Members of the State Senate Education Committee examined current local and state compensation strategies for classroom teachers, noting that recruitment and retention of high quality educators hinges at least in part on the pay teachers receive.
“We’ve got to have better teachers in the classroom, and we’ve got to find ways to do that–and one of the ways to do that is to pay them appropriately,” said Sen. Larry Taylor, R-Friendswood and chair of the committee. “People know who’s getting kids fired up about what they’re learning and who is inspiring kids. It’s not just a test and measuring what the kids know–there’s more to it and you have to take into account the whole picture, which is something that will need to happen at the local level.”
Following a 13-day statewide strike among West Virginia teachers last month which culminated in an across-the-board 5 percent raise, teachers in Arizona have conducted a series demonstrations demanding higher pay, while Kentucky teachers have rallied to protest proposed cuts to their pensions. In Oklahoma, meanwhile, teachers who have not received a raise from the state in a decade have declared they will go on strike on April 2 if the Legislature does not act to increase their pay as well as overall education budgets.
Currently, beginning teachers in Texas earn $28,080 annually, and those with one year of experience earn about $600 more. By the time an educator reaches 20 years in the classroom, their earnings reach $45,510 each year.
Last year, Lt. Gov. Dan Patrick proposed using money from the Texas lottery to provide bonuses of up to $1,000 for long-term and retired teachers, give $150 million to struggling small, rural districts, and to provide $60 million for new facilities for fast-growing school districts and charter schools. He also called on school districts to reprioritize 5 percent of their funds over the next four years to increase teacher salaries.
But lawmakers on the Senate education committee expressed enthusiasm Monday when discussing raises tied to teacher performance, opposed to the number of years spent in the classroom.
For instance, Richardson Independent School District superintendent Jeannie Stone described to lawmakers a program within her own district through which some of the highest performing teachers receive higher pay and are incentivized to teach in the district’s neediest schools where students are less likely to have access to high quality teachers.
Taylor noted that while it would be challenging to allocate the money that would be needed to help all districts pull off implementing such a program and sustaining it, that doing so would likely benefit schools and save the state money.
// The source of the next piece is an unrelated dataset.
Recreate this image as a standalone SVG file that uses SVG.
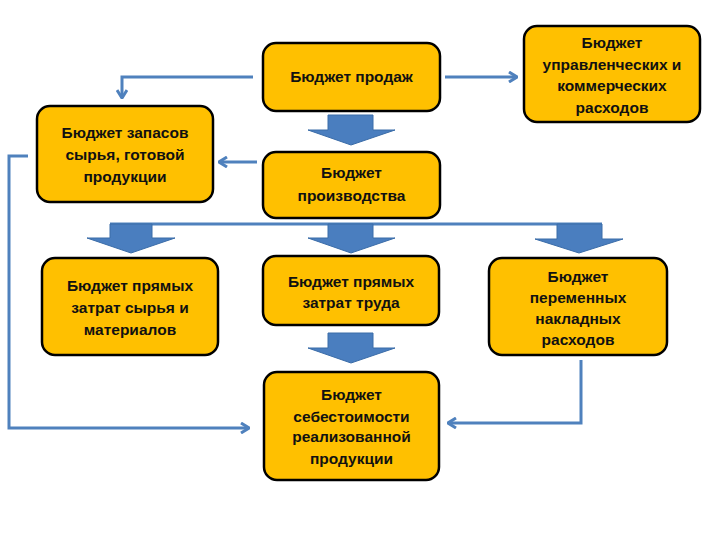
<svg xmlns="http://www.w3.org/2000/svg" width="720" height="540" viewBox="0 0 720 540">
<style>
.box{fill:#FFC000;stroke:#000;stroke-width:2.5}
.t{font-family:"Liberation Sans",Arial,sans-serif;font-size:15.5px;font-weight:bold;fill:#111;text-anchor:middle}
.ln{fill:none;stroke:#4F81BD;stroke-width:3}
.ba{fill:#4A7EBF;stroke:#3A6CA8;stroke-width:1}
</style>
<defs>
<marker id="ah" viewBox="0 0 10 12" refX="9" refY="6" markerWidth="10" markerHeight="12" markerUnits="userSpaceOnUse" orient="auto">
<path d="M1,1 L9,6 L1,11" fill="none" stroke="#4F81BD" stroke-width="3"/>
</marker>
</defs>
<rect width="720" height="540" fill="#fff"/>
<g id="connectors">
<polyline class="ln" points="253,77 122,77 122,98" marker-end="url(#ah)"/>
<line class="ln" x1="445" y1="77" x2="517" y2="77" marker-end="url(#ah)"/>
<line class="ln" x1="257" y1="162" x2="219" y2="162" marker-end="url(#ah)"/>
<polyline class="ln" points="28,156 9,156 9,428 249,428" marker-end="url(#ah)"/>
<polyline class="ln" points="581,360 581,423 448,423" marker-end="url(#ah)"/>
<line class="ln" x1="110" y1="224" x2="602" y2="224"/>
<polygon class="ba" points="328,115 373,115 373,130 395,130 351,145 308,130 328,130"/>
<polygon class="ba" points="110,224 152,224 152,238 175,238 131,253 87,238 110,238"/>
<polygon class="ba" points="328,224 373,224 373,238 395,238 351,253 308,238 328,238"/>
<polygon class="ba" points="557,224 602,224 602,239 623,239 579,253 535,239 557,239"/>
<polygon class="ba" points="328,333 373,333 373,348 395,348 351,363 308,348 328,348"/>
</g>
<g id="sales">
<rect class="box" x="263" y="43" width="177" height="68" rx="13"/>
<text class="t" x="351.5" y="82">Бюджет продаж</text>
</g>
<g id="admin">
<rect class="box" x="524" y="26" width="176" height="96" rx="13"/>
<text class="t" x="612" y="48">Бюджет</text>
<text class="t" x="612" y="70">управленческих и</text>
<text class="t" x="612" y="91">коммерческих</text>
<text class="t" x="612" y="113">расходов</text>
</g>
<g id="stocks">
<rect class="box" x="37" y="106" width="176" height="96" rx="13"/>
<text class="t" x="125" y="138">Бюджет запасов</text>
<text class="t" x="125" y="160">сырья, готовой</text>
<text class="t" x="125" y="182">продукции</text>
</g>
<g id="production">
<rect class="box" x="263" y="152" width="177" height="66" rx="13"/>
<text class="t" x="351.5" y="178">Бюджет</text>
<text class="t" x="351.5" y="201">производства</text>
</g>
<g id="materials">
<rect class="box" x="42" y="258" width="176" height="97" rx="13"/>
<text class="t" x="130" y="291">Бюджет прямых</text>
<text class="t" x="130" y="313">затрат сырья и</text>
<text class="t" x="130" y="335">материалов</text>
</g>
<g id="labour">
<rect class="box" x="263" y="256" width="176" height="69" rx="13"/>
<text class="t" x="351" y="287">Бюджет прямых</text>
<text class="t" x="351" y="308">затрат труда</text>
</g>
<g id="overhead">
<rect class="box" x="489" y="258" width="178" height="97" rx="13"/>
<text class="t" x="578" y="282">Бюджет</text>
<text class="t" x="578" y="303">переменных</text>
<text class="t" x="578" y="324">накладных</text>
<text class="t" x="578" y="345">расходов</text>
</g>
<g id="cost">
<rect class="box" x="264" y="372" width="175" height="108" rx="13"/>
<text class="t" x="351.5" y="400">Бюджет</text>
<text class="t" x="351.5" y="422">себестоимости</text>
<text class="t" x="351.5" y="442">реализованной</text>
<text class="t" x="351.5" y="464">продукции</text>
</g>
</svg>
“What we’d like to do with school finance is promote funding these types of programs that we know are working versus just throwing out more money and hoping it all works out,” Taylor said. “If we’ve got a program like this that improves the teacher quality, improves retention and those types of things, that’s where you need to be spending the money. This is where we need to focus resources from the state.”
Sen. Bob Hall, R-Edgewood, noted that while a program like the one introduced in Richardson may work for larger, urban school districts, it would put small, rural districts at even more of a disadvantage in staffing classrooms with high quality teachers.
Because high performing educators in those small districts have fewer schools to move around to if they want to receive additional pay to work in lower performing schools as required under such programs, those teachers would be more likely to choose to work in a district that can offer that sort of advantage–something Hall said would simply draw even more quality teachers away from rural schools.
“As we move forward in trying to come up with innovative ways to make these improvements is to recognize that one-size-fits-all solutions aren’t going to be found here,” Hall said. I want to make sure we don’t go down a path where it looks really good in one area at the expense of a big portion of our state–because we have a large part of our state that is rural.”
The state would have to examine ways to compensate high quality teachers in rural areas where there may not be a low performing school to move to, Hall said, otherwise smaller districts will likely suffer from a lack of quality teachers.